Extensive interviews … lead [sic] to her hiring in 2004 as the executive cirector. As the museum was “in the red” at the time, Ms. Brosius said, “we have nowhere to go but up.” And, up they did over the next 13 years. Galvanizing the museum’s board, staff and volunteers as ambassadors of the museum, and developing vibrant and award-winning programs, Ms. Brosius turned around and revitalized the museum and quadrupled annual attendance and outreach. She led a master planning process for a $16 million capital campaign for endowment, directed strategic planning for the museum and fostered strong government relationships securing government funding across city, county, state and Washington levels. She attracted museum support and interest from a wide range of national and regional funding sources and furthered the museum’s dynamic presence on social media and on the web. She led the museum’s fourth successful American Alliance of Museums accreditation in 2007 and was winner of the 2016 National Medal for Museum Service, awarded in a ceremony at The White House and the winner of the 2016 Governor’s Arts Award as the top arts organization in South Carolina, the only museum to win the award twice.
Brosius left the museum after 13 years to return to New York City for a job teaching culinary skills to at-risk youth before returning to Columbia three years later.

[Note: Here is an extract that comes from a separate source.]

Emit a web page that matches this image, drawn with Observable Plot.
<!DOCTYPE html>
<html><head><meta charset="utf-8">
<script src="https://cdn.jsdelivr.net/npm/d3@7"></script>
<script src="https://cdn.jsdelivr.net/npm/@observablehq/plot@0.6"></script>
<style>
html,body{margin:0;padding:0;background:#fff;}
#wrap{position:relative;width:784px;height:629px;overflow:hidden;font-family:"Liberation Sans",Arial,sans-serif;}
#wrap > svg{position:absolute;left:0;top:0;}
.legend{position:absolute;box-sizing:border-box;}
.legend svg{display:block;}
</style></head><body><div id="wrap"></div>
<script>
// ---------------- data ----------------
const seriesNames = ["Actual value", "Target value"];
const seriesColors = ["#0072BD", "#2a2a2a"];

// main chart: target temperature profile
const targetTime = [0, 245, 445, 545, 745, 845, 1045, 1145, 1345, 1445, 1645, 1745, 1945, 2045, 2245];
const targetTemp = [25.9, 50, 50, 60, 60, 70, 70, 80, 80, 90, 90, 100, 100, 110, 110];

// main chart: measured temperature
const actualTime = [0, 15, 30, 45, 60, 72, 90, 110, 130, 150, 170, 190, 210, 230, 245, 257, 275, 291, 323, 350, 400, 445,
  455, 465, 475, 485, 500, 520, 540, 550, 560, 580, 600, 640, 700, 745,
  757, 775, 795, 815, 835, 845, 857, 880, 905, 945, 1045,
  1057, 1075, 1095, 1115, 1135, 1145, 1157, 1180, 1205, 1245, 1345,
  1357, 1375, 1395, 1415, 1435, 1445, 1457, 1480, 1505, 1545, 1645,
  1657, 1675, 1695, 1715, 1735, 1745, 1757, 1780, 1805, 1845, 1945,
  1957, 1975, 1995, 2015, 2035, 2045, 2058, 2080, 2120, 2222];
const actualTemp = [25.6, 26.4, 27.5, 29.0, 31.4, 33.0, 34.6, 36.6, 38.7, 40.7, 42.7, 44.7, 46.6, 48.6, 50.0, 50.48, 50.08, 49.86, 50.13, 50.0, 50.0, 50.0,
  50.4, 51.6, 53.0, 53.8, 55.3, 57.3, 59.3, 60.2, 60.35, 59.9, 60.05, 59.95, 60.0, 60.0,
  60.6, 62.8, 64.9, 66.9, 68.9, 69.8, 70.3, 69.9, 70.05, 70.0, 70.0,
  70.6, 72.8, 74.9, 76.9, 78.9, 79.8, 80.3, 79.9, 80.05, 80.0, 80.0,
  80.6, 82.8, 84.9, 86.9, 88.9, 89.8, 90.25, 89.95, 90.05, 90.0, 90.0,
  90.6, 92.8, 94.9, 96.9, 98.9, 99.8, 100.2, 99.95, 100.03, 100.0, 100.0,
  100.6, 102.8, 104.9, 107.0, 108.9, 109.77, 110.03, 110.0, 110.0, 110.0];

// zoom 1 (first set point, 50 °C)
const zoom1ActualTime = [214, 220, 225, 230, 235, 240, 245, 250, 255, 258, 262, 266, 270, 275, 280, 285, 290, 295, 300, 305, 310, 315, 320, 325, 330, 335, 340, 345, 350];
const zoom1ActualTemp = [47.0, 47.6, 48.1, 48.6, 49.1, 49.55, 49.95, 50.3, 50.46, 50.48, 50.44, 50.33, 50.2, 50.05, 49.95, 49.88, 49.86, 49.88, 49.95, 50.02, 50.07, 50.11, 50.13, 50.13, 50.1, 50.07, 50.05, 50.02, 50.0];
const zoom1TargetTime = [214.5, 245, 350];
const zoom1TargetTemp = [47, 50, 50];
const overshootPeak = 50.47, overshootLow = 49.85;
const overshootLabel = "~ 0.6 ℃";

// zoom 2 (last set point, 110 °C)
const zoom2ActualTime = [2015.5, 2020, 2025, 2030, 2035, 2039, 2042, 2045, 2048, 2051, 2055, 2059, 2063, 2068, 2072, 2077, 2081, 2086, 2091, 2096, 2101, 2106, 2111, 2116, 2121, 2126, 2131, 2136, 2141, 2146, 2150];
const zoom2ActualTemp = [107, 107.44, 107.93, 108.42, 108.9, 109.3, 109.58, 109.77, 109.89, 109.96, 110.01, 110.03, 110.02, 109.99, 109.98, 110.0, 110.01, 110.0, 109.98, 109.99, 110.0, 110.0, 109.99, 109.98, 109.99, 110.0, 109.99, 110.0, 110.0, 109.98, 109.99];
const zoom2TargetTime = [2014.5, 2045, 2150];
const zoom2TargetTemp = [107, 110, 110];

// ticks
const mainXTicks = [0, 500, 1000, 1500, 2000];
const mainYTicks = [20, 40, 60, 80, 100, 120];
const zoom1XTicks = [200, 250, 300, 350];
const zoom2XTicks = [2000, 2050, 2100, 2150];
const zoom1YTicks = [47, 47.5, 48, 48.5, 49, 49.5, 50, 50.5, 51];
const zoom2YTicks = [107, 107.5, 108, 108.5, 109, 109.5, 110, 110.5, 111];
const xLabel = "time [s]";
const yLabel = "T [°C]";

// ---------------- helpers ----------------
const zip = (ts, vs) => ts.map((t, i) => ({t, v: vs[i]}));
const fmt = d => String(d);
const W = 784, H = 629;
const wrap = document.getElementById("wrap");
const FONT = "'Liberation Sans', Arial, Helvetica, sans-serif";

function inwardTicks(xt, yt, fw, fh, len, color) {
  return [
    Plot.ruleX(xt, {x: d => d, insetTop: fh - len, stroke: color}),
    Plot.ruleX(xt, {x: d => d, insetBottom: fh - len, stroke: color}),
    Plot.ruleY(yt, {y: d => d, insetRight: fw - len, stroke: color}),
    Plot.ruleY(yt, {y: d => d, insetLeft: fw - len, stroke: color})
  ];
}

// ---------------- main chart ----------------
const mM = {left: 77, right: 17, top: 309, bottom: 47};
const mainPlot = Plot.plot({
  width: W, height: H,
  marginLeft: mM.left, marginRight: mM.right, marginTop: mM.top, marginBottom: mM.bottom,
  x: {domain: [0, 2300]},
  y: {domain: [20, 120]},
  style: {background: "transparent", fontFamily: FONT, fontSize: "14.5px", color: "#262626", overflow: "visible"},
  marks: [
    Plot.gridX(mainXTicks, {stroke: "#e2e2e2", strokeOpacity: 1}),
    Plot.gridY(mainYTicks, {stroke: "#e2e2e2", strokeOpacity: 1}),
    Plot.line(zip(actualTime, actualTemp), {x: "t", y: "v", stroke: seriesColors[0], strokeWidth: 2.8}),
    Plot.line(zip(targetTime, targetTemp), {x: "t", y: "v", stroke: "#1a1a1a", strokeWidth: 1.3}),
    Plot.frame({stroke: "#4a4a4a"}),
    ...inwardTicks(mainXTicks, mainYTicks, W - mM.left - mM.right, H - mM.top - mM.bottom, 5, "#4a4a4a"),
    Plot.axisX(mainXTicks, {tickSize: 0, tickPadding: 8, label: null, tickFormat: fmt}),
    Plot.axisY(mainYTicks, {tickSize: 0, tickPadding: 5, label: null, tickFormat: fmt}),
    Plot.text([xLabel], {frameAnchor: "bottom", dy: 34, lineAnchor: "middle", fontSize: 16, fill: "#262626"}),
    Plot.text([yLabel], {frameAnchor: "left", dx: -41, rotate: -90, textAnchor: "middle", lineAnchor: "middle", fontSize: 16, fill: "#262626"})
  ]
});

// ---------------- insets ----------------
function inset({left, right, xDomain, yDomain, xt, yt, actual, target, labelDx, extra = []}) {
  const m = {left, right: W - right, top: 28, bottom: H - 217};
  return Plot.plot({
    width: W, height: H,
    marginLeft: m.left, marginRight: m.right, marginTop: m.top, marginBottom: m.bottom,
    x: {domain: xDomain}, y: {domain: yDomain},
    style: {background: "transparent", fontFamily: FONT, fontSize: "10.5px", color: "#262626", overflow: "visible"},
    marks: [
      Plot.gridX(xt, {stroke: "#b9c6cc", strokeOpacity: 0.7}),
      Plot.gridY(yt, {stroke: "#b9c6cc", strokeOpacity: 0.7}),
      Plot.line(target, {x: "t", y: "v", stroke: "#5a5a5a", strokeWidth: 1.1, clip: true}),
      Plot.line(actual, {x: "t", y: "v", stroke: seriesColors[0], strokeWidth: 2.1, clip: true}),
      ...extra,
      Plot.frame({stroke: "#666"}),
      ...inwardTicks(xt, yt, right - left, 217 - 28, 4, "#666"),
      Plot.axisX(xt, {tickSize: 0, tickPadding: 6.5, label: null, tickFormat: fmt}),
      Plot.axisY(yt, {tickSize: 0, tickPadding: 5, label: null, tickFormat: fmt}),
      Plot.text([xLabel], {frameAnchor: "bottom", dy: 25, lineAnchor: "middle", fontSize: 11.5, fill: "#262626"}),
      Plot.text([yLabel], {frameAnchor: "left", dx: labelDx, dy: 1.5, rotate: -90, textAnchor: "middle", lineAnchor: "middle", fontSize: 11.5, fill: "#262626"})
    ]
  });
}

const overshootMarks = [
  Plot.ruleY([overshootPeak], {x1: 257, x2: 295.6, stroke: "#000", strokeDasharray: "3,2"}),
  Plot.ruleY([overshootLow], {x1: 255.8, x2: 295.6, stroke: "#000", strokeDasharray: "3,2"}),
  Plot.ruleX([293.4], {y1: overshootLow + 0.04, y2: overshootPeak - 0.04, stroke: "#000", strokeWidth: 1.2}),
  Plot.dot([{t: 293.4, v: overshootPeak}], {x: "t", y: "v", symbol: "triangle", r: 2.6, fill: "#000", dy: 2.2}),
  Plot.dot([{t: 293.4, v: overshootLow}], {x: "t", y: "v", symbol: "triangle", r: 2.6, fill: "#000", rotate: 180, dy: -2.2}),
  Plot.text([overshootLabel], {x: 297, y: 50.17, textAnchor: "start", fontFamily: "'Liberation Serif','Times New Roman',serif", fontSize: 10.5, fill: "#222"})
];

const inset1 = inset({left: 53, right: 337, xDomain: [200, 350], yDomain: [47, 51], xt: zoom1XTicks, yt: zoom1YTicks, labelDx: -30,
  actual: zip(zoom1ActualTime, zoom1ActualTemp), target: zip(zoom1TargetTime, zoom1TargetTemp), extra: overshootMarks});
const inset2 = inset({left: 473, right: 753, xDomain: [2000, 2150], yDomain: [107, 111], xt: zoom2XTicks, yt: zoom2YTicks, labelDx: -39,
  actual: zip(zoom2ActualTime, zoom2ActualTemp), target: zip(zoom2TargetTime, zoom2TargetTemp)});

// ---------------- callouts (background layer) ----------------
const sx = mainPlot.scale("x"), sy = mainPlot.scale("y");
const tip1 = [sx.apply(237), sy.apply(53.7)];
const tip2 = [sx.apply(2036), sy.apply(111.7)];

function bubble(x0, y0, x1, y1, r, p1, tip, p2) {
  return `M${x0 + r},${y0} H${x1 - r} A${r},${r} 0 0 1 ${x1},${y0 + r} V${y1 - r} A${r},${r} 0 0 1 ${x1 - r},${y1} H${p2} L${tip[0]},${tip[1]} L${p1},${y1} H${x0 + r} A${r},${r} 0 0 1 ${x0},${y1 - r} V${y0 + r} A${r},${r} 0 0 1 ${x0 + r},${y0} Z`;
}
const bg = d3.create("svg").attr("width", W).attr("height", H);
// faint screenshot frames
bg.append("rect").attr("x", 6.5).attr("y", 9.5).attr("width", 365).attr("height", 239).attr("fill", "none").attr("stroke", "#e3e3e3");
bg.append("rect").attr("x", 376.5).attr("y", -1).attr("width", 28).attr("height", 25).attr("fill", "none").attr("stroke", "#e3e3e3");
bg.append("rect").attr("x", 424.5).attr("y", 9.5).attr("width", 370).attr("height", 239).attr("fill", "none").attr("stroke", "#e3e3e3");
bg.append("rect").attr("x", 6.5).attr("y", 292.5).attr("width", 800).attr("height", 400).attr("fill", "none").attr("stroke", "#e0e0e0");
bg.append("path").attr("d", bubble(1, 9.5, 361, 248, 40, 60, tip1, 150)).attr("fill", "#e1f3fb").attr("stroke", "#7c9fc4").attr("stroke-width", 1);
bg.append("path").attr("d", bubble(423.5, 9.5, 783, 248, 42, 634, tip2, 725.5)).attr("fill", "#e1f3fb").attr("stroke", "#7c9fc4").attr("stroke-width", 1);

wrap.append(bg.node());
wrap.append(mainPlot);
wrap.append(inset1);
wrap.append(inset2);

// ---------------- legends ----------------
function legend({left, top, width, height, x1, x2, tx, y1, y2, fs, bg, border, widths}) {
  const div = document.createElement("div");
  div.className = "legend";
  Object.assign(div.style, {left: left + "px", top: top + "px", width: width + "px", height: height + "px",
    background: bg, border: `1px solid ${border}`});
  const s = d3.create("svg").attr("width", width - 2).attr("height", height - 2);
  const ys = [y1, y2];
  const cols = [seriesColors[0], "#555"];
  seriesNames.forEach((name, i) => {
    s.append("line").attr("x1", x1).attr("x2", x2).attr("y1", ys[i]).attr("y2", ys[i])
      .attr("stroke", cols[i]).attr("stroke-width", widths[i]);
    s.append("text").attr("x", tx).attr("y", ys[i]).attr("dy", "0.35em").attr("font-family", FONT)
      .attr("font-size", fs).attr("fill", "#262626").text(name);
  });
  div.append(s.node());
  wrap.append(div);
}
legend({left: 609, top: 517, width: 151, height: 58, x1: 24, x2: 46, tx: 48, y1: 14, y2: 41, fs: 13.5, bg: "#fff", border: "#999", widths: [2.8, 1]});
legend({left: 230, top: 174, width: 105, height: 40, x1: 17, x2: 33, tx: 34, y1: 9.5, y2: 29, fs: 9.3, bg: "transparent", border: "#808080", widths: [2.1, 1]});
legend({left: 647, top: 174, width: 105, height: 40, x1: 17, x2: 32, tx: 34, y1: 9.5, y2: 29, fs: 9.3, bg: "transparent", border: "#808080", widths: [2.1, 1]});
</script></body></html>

She was named executive director of the Folks Center for International Business at USC’s Darla Moore School of Business.
Appropriately, a memorial service celebrating Brosius’ life is to be held Monday, Nov. 6 at 2 p.m. at CMA.
Update, 18 Oct. 2023, 08:50 ET
CMA released the following statement from Executive Director Della Watkins this morning:
“The passing of Karen Brosius is just heartbreaking. In her 13 years at the helm of the Columbia Museum of Art, Karen brought 50 featured exhibitions to the CMA, completed a five-year capital campaign, and led the team to the prestigious National Medal for Museum Service. Karen had a keen ability to solicit support for art and education, and her work strategically maneuvered the CMA toward a bold future. I feel most fortunate to have been handed the baton from Karen. Her CMA family sends condolences to Willson and their family and friends.”